■ **AIM**
Every entry below should be transcribed exactly; pictures stay out of the copy.

■ **INPUT ROWS**
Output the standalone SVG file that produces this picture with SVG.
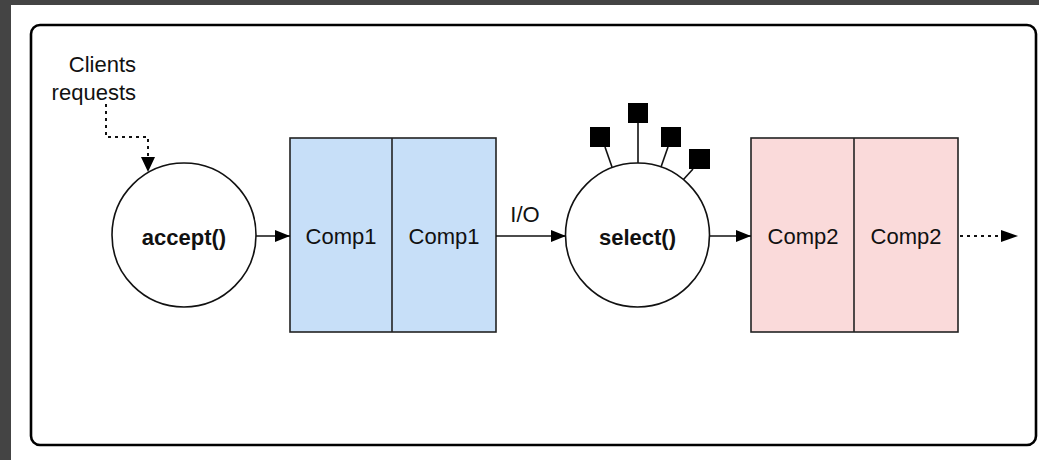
<svg xmlns="http://www.w3.org/2000/svg" width="1039" height="460" viewBox="0 0 1039 460">
<style>
text{font-family:"Liberation Sans",Arial,sans-serif;fill:#111;}
.lbl{font-size:22px;text-anchor:middle;}
.bold{font-size:22px;font-weight:bold;text-anchor:middle;}
.circ{fill:#fff;stroke:#111;stroke-width:1.6;}
.box1{fill:#C7DFF8;stroke:#222;stroke-width:1.6;}
.box2{fill:#FADADA;stroke:#222;stroke-width:1.6;}
.edge{fill:none;stroke:#111;stroke-width:1.6;}
.dot{fill:none;stroke:#111;stroke-width:2;stroke-dasharray:3 4;}
.sq{fill:#000;}
</style>
<defs>
<marker id="ah" viewBox="0 0 15 12" refX="15" refY="6" markerWidth="15" markerHeight="12" markerUnits="userSpaceOnUse" orient="auto">
<path d="M0,0 L15,6 L0,12 Z" fill="#000"/>
</marker>
</defs>
<rect x="0" y="0" width="1039" height="460" fill="#444"/>
<rect x="11" y="5" width="1028" height="455" fill="#fff"/>
<rect x="31" y="25" width="1005" height="420" rx="9" ry="9" fill="#fff" stroke="#000" stroke-width="2.6"/>
<g id="clients-label">
<text x="136" y="72" font-size="22" text-anchor="end">Clients</text>
<text x="136" y="100" font-size="22" text-anchor="end">requests</text>
</g>
<g id="accept">
<circle class="circ" cx="184" cy="235" r="72"/>
<text class="bold" x="184" y="245">accept()</text>
</g>
<g id="comp1">
<rect class="box1" x="290" y="138" width="206" height="194"/>
<line x1="392" y1="138" x2="392" y2="332" stroke="#222" stroke-width="1.6"/>
<text class="lbl" x="341" y="244">Comp1</text>
<text class="lbl" x="444" y="244">Comp1</text>
</g>
<g id="select">
<line class="edge" x1="605" y1="147" x2="612" y2="167"/>
<line class="edge" x1="638" y1="122" x2="638" y2="163"/>
<line class="edge" x1="668" y1="147" x2="661" y2="167"/>
<line class="edge" x1="693" y1="169" x2="683" y2="180"/>
<rect class="sq" x="590" y="127" width="20" height="20"/>
<rect class="sq" x="628" y="103" width="20" height="20"/>
<rect class="sq" x="661" y="127" width="20" height="20"/>
<rect class="sq" x="689" y="149" width="21" height="20"/>
<circle class="circ" cx="637.5" cy="235" r="72"/>
<text class="bold" x="637.5" y="245">select()</text>
</g>
<g id="comp2">
<rect class="box2" x="751" y="138" width="207" height="194"/>
<line x1="854" y1="138" x2="854" y2="332" stroke="#222" stroke-width="1.6"/>
<text class="lbl" x="803" y="244">Comp2</text>
<text class="lbl" x="906" y="244">Comp2</text>
</g>
<g id="connectors">
<path class="dot" d="M106,104 V137 H148 V157"/>
<path d="M141,157 L155,157 L148,172 Z" fill="#000"/>
<line class="edge" x1="256" y1="236" x2="290" y2="236" marker-end="url(#ah)"/>
<line class="edge" x1="496" y1="236" x2="566" y2="236" marker-end="url(#ah)"/>
<text x="525" y="222" font-size="22" text-anchor="middle">I/O</text>
<line class="edge" x1="710" y1="236" x2="751" y2="236" marker-end="url(#ah)"/>
<line class="dot" x1="960" y1="236" x2="1001" y2="236"/>
<path d="M1001,230 L1018,236 L1001,242 Z" fill="#000"/>
</g>
</svg>
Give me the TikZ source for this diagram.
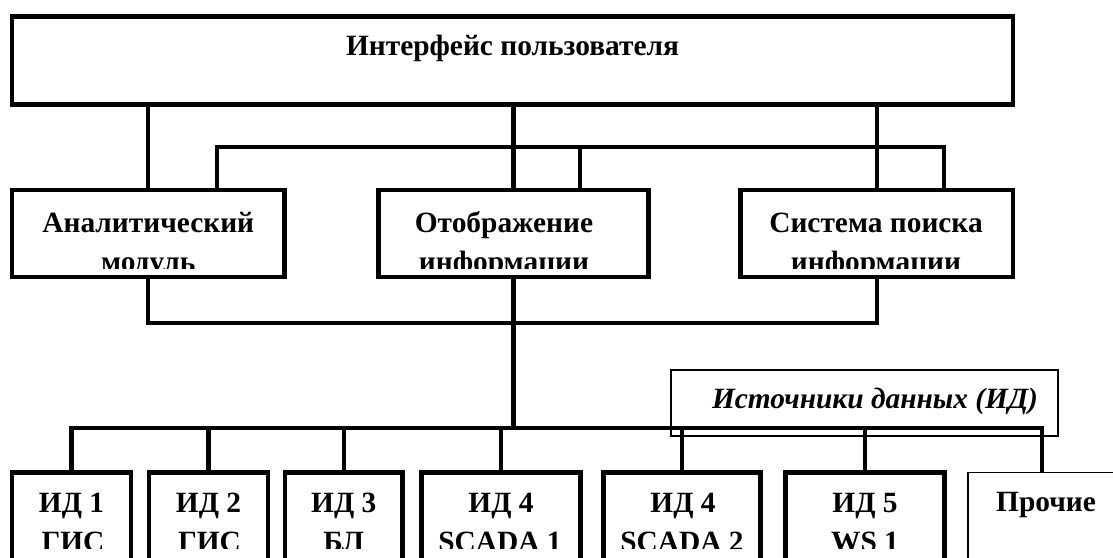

■ **ANSWER IN FULL**
Output the standalone SVG file that produces this picture with SVG.
<svg xmlns="http://www.w3.org/2000/svg" width="1039" height="460" viewBox="0 0 1039 460">
<style>
text{font-family:"Liberation Sans",Arial,sans-serif;fill:#111;}
.lbl{font-size:22px;text-anchor:middle;}
.bold{font-size:22px;font-weight:bold;text-anchor:middle;}
.circ{fill:#fff;stroke:#111;stroke-width:1.6;}
.box1{fill:#C7DFF8;stroke:#222;stroke-width:1.6;}
.box2{fill:#FADADA;stroke:#222;stroke-width:1.6;}
.edge{fill:none;stroke:#111;stroke-width:1.6;}
.dot{fill:none;stroke:#111;stroke-width:2;stroke-dasharray:3 4;}
.sq{fill:#000;}
</style>
<defs>
<marker id="ah" viewBox="0 0 15 12" refX="15" refY="6" markerWidth="15" markerHeight="12" markerUnits="userSpaceOnUse" orient="auto">
<path d="M0,0 L15,6 L0,12 Z" fill="#000"/>
</marker>
</defs>
<rect x="0" y="0" width="1039" height="460" fill="#444"/>
<rect x="11" y="5" width="1028" height="455" fill="#fff"/>
<rect x="31" y="25" width="1005" height="420" rx="9" ry="9" fill="#fff" stroke="#000" stroke-width="2.6"/>
<g id="clients-label">
<text x="136" y="72" font-size="22" text-anchor="end">Clients</text>
<text x="136" y="100" font-size="22" text-anchor="end">requests</text>
</g>
<g id="accept">
<circle class="circ" cx="184" cy="235" r="72"/>
<text class="bold" x="184" y="245">accept()</text>
</g>
<g id="comp1">
<rect class="box1" x="290" y="138" width="206" height="194"/>
<line x1="392" y1="138" x2="392" y2="332" stroke="#222" stroke-width="1.6"/>
<text class="lbl" x="341" y="244">Comp1</text>
<text class="lbl" x="444" y="244">Comp1</text>
</g>
<g id="select">
<line class="edge" x1="605" y1="147" x2="612" y2="167"/>
<line class="edge" x1="638" y1="122" x2="638" y2="163"/>
<line class="edge" x1="668" y1="147" x2="661" y2="167"/>
<line class="edge" x1="693" y1="169" x2="683" y2="180"/>
<rect class="sq" x="590" y="127" width="20" height="20"/>
<rect class="sq" x="628" y="103" width="20" height="20"/>
<rect class="sq" x="661" y="127" width="20" height="20"/>
<rect class="sq" x="689" y="149" width="21" height="20"/>
<circle class="circ" cx="637.5" cy="235" r="72"/>
<text class="bold" x="637.5" y="245">select()</text>
</g>
<g id="comp2">
<rect class="box2" x="751" y="138" width="207" height="194"/>
<line x1="854" y1="138" x2="854" y2="332" stroke="#222" stroke-width="1.6"/>
<text class="lbl" x="803" y="244">Comp2</text>
<text class="lbl" x="906" y="244">Comp2</text>
</g>
<g id="connectors">
<path class="dot" d="M106,104 V137 H148 V157"/>
<path d="M141,157 L155,157 L148,172 Z" fill="#000"/>
<line class="edge" x1="256" y1="236" x2="290" y2="236" marker-end="url(#ah)"/>
<line class="edge" x1="496" y1="236" x2="566" y2="236" marker-end="url(#ah)"/>
<text x="525" y="222" font-size="22" text-anchor="middle">I/O</text>
<line class="edge" x1="710" y1="236" x2="751" y2="236" marker-end="url(#ah)"/>
<line class="dot" x1="960" y1="236" x2="1001" y2="236"/>
<path d="M1001,230 L1018,236 L1001,242 Z" fill="#000"/>
</g>
</svg>
Give me the TikZ source for this diagram.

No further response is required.